Assorted Malcontents

They have names, many names, but they are pretty much interchangeable. The concept of the Malcontent Uprisings is still something that feels like it needed to happen, the final burst from the pressure cooker of post-Rain of Death Zentraedi unrest. I don't like the author trying to justify these events as the product an ingrained killing urge rather than individual psychological issues leading to mob mentality, more specifically even than Macross Plus does. Notably, though Michael Ling's comic art is terrible, the character designs feel like they could be Macross Zentraedi, with weird 80s hair and faces that run the gamut from normal to cartoonishy freakish.

Hosq and Hosq's Son

I have wiped most of the Hosq comics from my mind already, since they're poorly written and poorly drawn, even by the standards of the Robotech comics. They're a story about a male Zentraedi (whose name doesn't sound Zentraedi at all) and his half-human son, who fall in with a rebel faction. It's a flat and dull story, with inexplicable references to the Japanese Macross shoehorned in...all but for one fascinating notion. Hosq once led an independent Zentraedi settlement, which is an idea I would love to see explored. Just in a comic that doesn't suck.

The Zentraedi Colony of T'sencha

This is an obscure one, from the Robotech: Clone Special. It depicts a colony of crashed Zentraedi who have transformed themselves into a more humanlike mode of existence, with clear romantic attachments between some, and a micronized Zentraedi couple with a baby. I thought that was pretty cute, and though the art style is crude, as with the Malcontent comics, the Zentraedi characters feel like they could be Macross-saga Zentraedi designs.

I didn't like their chanting cargo-cult reaction when the comic's protagonist shows up, and again the Zentraedi are just window-dressing. The otherwise Zentraedi-free Clone series are some of my favourite Robotech comics: they're borderline original fiction with Robotech stuff spackled on, but they're also enjoyably esoteric, and are a lot more competent than the norm.

The Factory Satellite Remnants

Now this is just stupid. If it were treated with any seriousness, it would be horrifying, but as it is, it's thrown in completely from left field, and so is hard to rage about. Basically, when the Robotech novels were finished, author Brian Luceno, one half of the "Jack McKinney" writing duo, wrote a series of "midquel" novels trying to fill in gaps in the novel's timeline.

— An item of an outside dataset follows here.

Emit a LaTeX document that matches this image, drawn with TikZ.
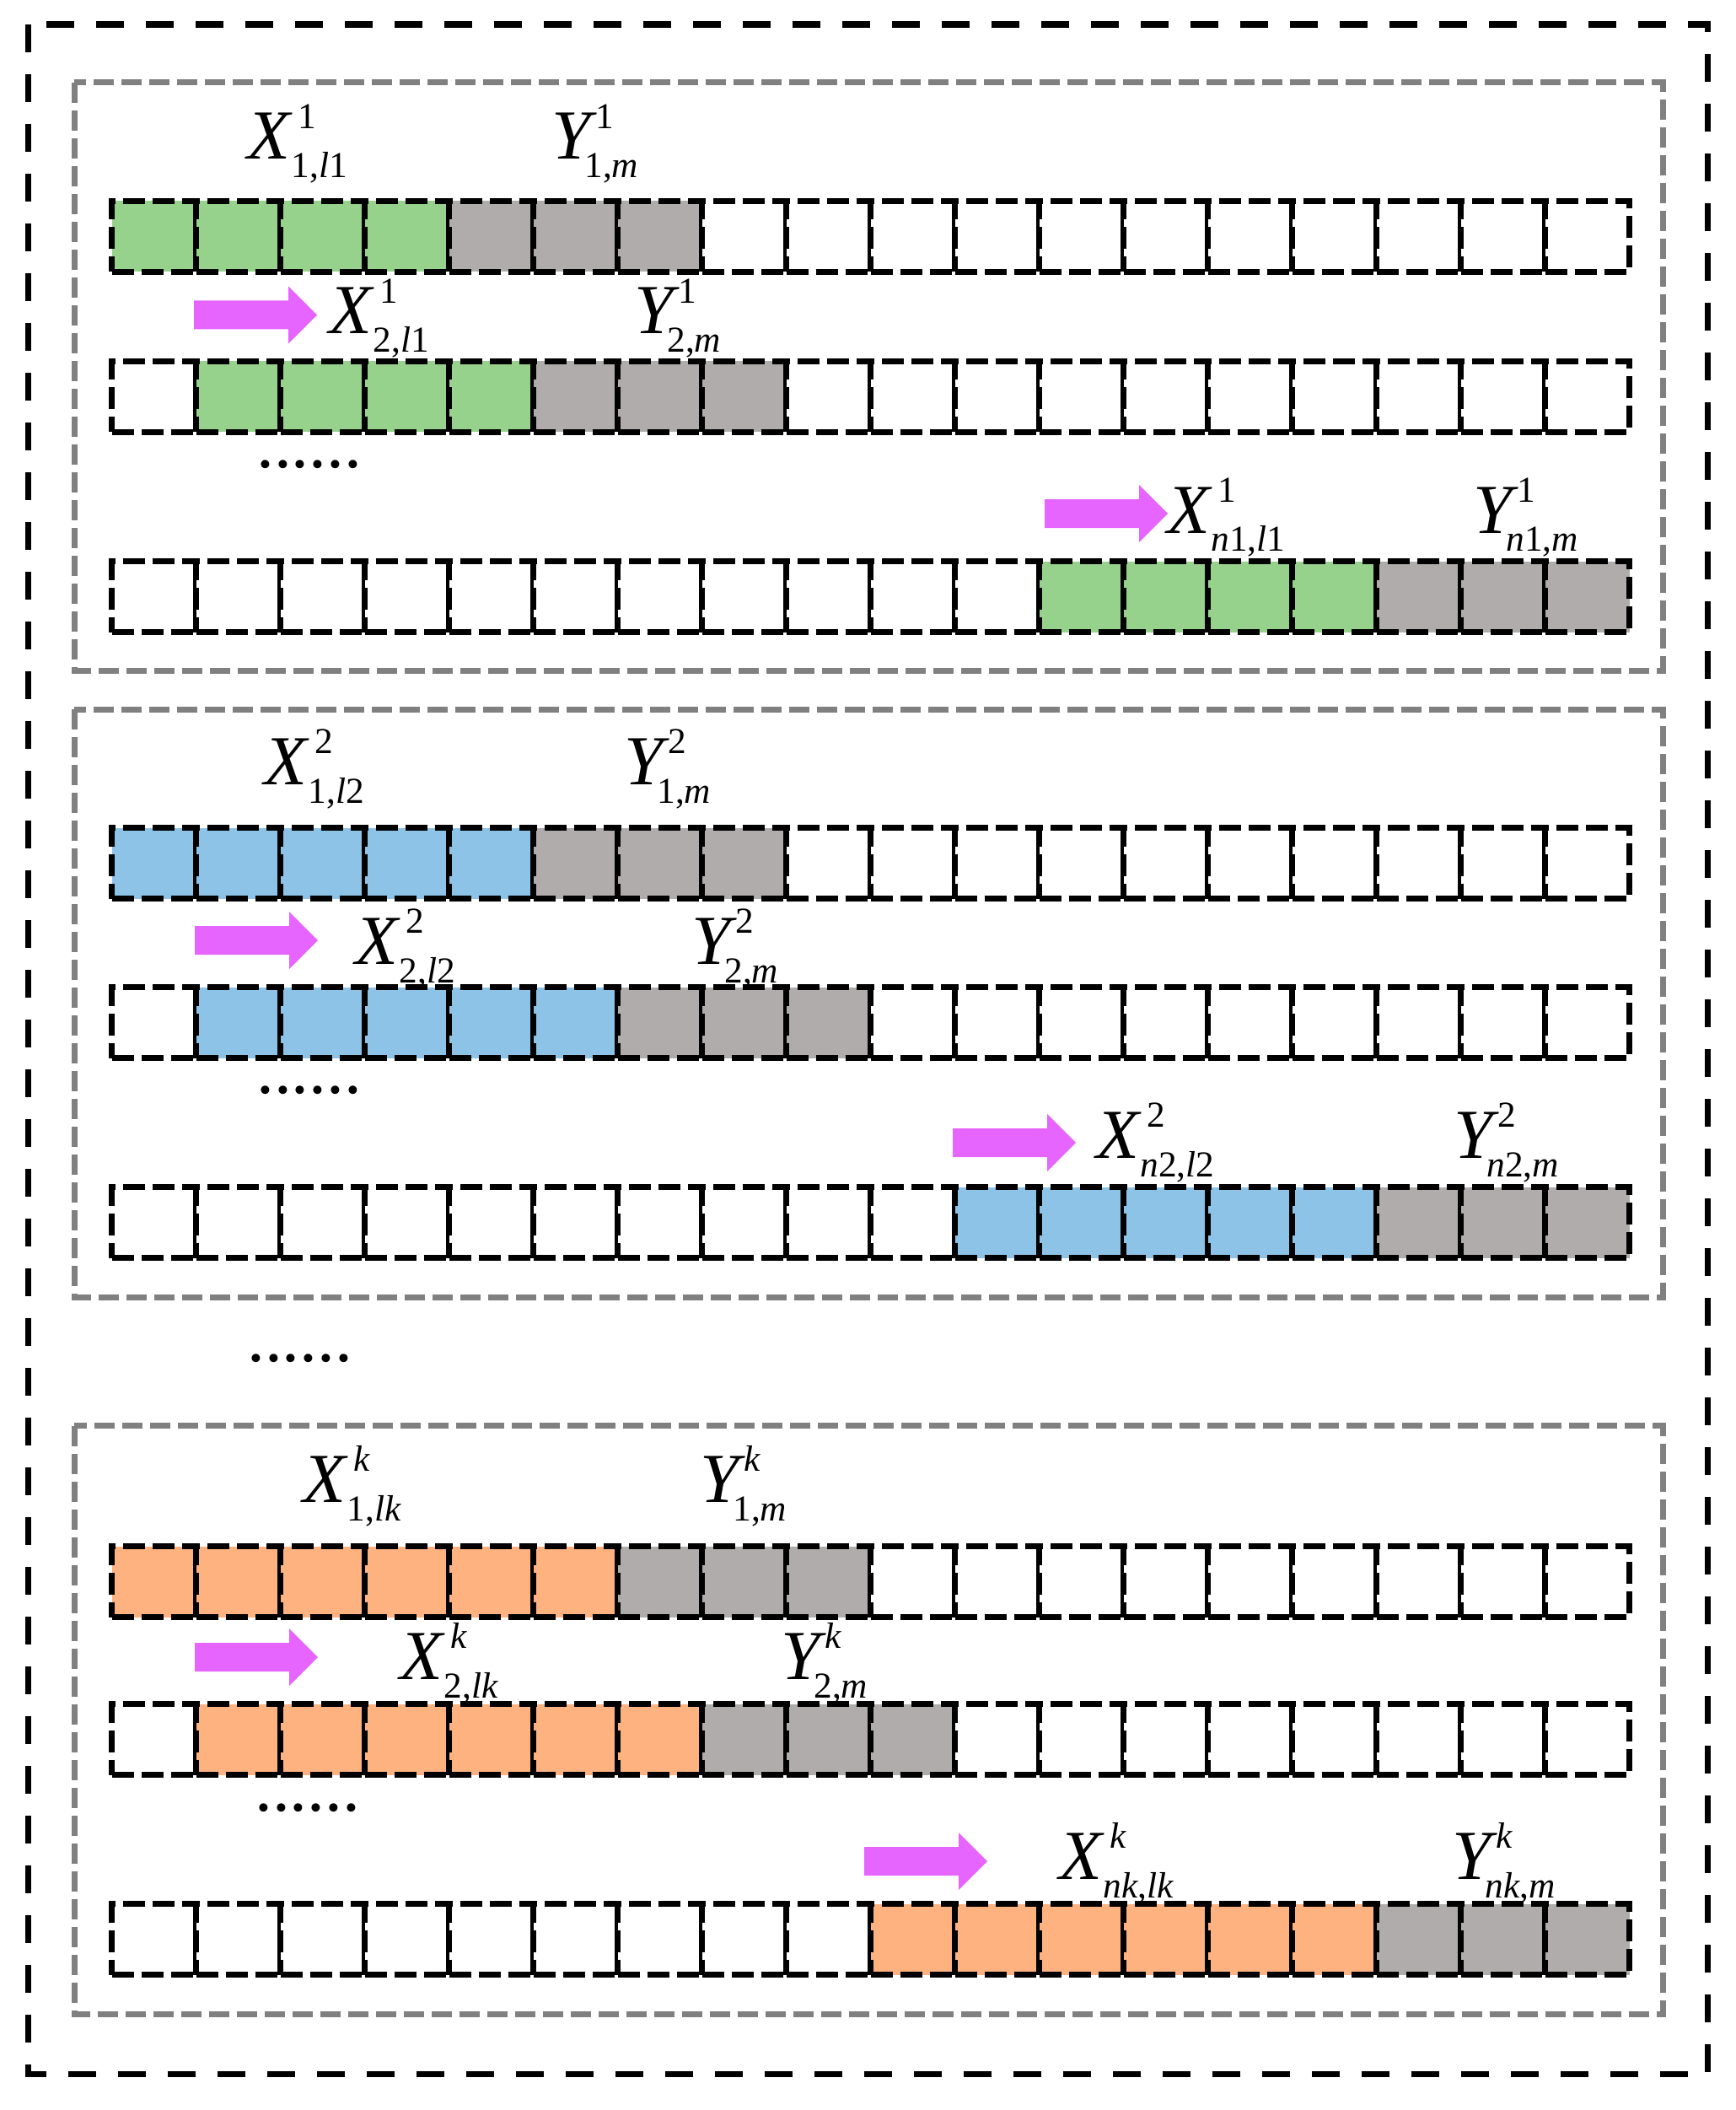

I've read two of these books, and they feel too gritty and awkward to fit with the original books, although The Zentraedi Rebellion, like its original comic, had potential in terms of what it deals with.

However, I refer to Before the Invid Storm, in which a minor plot point is that all Zentraedi have re-located to the Factory Satellite, to live in what becomes squalor, and refuse aid from below. The males die first, and the females then in a kamikaze attack on incoming aliens. The only exceptions were the three ex-spies, Bron, Rico, and Konda, who choose to live on Earth, but died soon after of an inconsistently-explained illness.

This is all not explained. I don't see any necessity for it. From a writing perspective, why have a race be saved, only to internally self-destruct, and thus invalidate the entire plotline? Furthermore, what reason is there to try to eliminate the Zentraedi, when a benefit of the novels is supposed to be allowing all the elements from the three anime to exist in the first place?

Other

Once again, I haven't found every Zentradi character there is to find. In Robotech's case, there are still some video games that I have avoided, and some comics I haven't read, and at this point, don't plan to read.

Conclusion

Robotech is worse in a lot of ways, with its Zentraedi-related flaws easier to argue. The lives of Zentradi in general are obviously better in Macross. Yet Robotech did manage to create a few decent Zentradi characters, and there is less of a sharp gender divide, though one that is still there.

Yet the honest truth is that, whatever Robotech does with the Zentradi, it feels like, on some level, none of it "matters". That these portrayals are somehow "fake" and can't be counted as a strike against Zentradi representation, not of any large concern. Even what I like about them I still recognize as less "honest". Yet they're not going to go anywhere.